The suit is the second of its kind brought by the New Civil Liberties Alliance, a conservative advocacy group (see 2507220064). The alliance's first case was initially filed in a Florida district court but transferred to the CIT on the grounds that the trade court has exclusive jurisdiction to hear the case under Section 1581(i) (see 2507220064). The Texas case was recently assigned to Judge David Ezra, a President Ronald Reagan appointee to the U.S. District Court for the District of Hawaii (see 2507240051). In 2013, Chief Justice John Roberts designed Ezra to serve on the Texas court to help manage the court's caseload.

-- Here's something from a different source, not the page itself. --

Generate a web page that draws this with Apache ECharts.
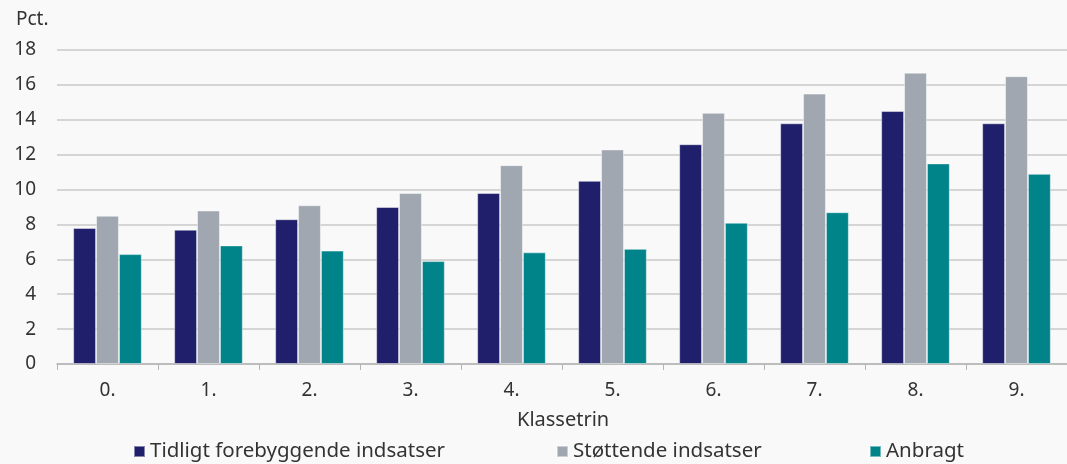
<!DOCTYPE html>
<html>
<head>
<meta charset="utf-8">
<script src="https://cdn.jsdelivr.net/npm/echarts@6/dist/echarts.min.js"></script>
<style>
  html, body { margin: 0; padding: 0; background: #f9f9f9; }
  #chart { width: 1067px; height: 464px; }
</style>
</head>
<body>
<div id="chart"></div>
<script>
var myChart = echarts.init(document.getElementById('chart'));

var categories = ['0.', '1.', '2.', '3.', '4.', '5.', '6.', '7.', '8.', '9.'];
var seriesNames = ['Tidligt forebyggende indsatser', 'Støttende indsatser', 'Anbragt'];

var tidligt = [7.8, 7.7, 8.3, 9.0, 9.8, 10.5, 12.6, 13.8, 14.5, 13.8];
var stoettende = [8.5, 8.8, 9.1, 9.8, 11.4, 12.3, 14.4, 15.5, 16.7, 16.5];
var anbragt = [6.3, 6.8, 6.5, 5.9, 6.4, 6.6, 8.1, 8.7, 11.5, 10.9];

var colors = ['#1f1f6b', '#a0a7b0', '#008489'];
var font = '"Noto Sans", Lato, sans-serif';
var textColor = '#333';

function bar(name, data, color) {
    return {
        name: name,
        type: 'bar',
        data: data,
        barGap: '0%',
        barCategoryGap: '32%',
        itemStyle: {
            color: color,
            borderColor: 'rgba(255,255,255,0.45)',
            borderWidth: 1
        }
    };
}

// one legend per item so each can sit where the original puts it
var legendLefts = [133, 556, 869];
var legends = seriesNames.map(function (n, i) {
    return {
        data: [n],
        left: legendLefts[i],
        top: 441,
        padding: 0,
        itemWidth: 11,
        itemHeight: 11,
        icon: 'rect',
        textStyle: { fontSize: 20.5, color: textColor, fontFamily: font }
    };
});

option = {
    backgroundColor: '#f9f9f9',
    color: colors,
    textStyle: { fontFamily: font },
    title: [{
        text: 'Pct.',
        left: 11,
        top: 5,
        textStyle: { fontSize: 19, fontWeight: 'normal', color: textColor, fontFamily: font }
    }, {
        text: 'Klassetrin',
        left: 512,
        top: 405,
        textStyle: { fontSize: 20, fontWeight: 'normal', color: textColor, fontFamily: font }
    }],
    legend: legends,
    grid: {
        left: 57,
        right: -8,
        top: 50,
        bottom: 100
    },
    xAxis: {
        type: 'category',
        data: categories,
        axisLine: { lineStyle: { color: '#b4b4b4', width: 1.5 } },
        axisTick: { show: true, length: 6, lineStyle: { color: '#b4b4b4' } },
        axisLabel: { fontSize: 19, color: textColor, margin: 17, fontFamily: font }
    },
    yAxis: {
        type: 'value',
        min: 0,
        max: 18,
        interval: 2,
        axisLine: { show: false },
        axisTick: { show: false },
        axisLabel: { fontSize: 19, color: textColor, margin: 21, fontFamily: font },
        splitLine: { lineStyle: { color: '#c8c8c8', width: 1.5 } }
    },
    series: [
        bar(seriesNames[0], tidligt, colors[0]),
        bar(seriesNames[1], stoettende, colors[1]),
        bar(seriesNames[2], anbragt, colors[2])
    ]
};
myChart.setOption(option);
</script>
</body>
</html>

The government's argument for transfer is now a familiar one: CIT has exclusive jurisdiction under Section 1581(i) to hear the case. Section 1581(i) says only the trade court will hear cases that arise out of U.S. laws providing for tariffs. The Texas case arises out of President Donald Trump's executive orders implementing the tariffs, which modify the Harmonized Tariff Schedule. The statute establishing the HTS makes these EOs "laws of the United States" under Section 1581(i), which says presidential actions modifying the HTS are laws of the U.S. for statutory purposes, the government argued.

"For these reasons, the CIT -- the only court with familiarity and expertise on the HTSUS -- has already exercised jurisdiction over indistinguishable challenges to these tariffs," the brief said.

The U.S. added that the trade court also has exclusive jurisdiction to hear the matter given a key decision from the predecessor court to the U.S. Court of Appeals for the Federal Circuit, which "heard similar challenges to tariffs under IEEPA’s predecessor statute," the Trading With the Enemy Act.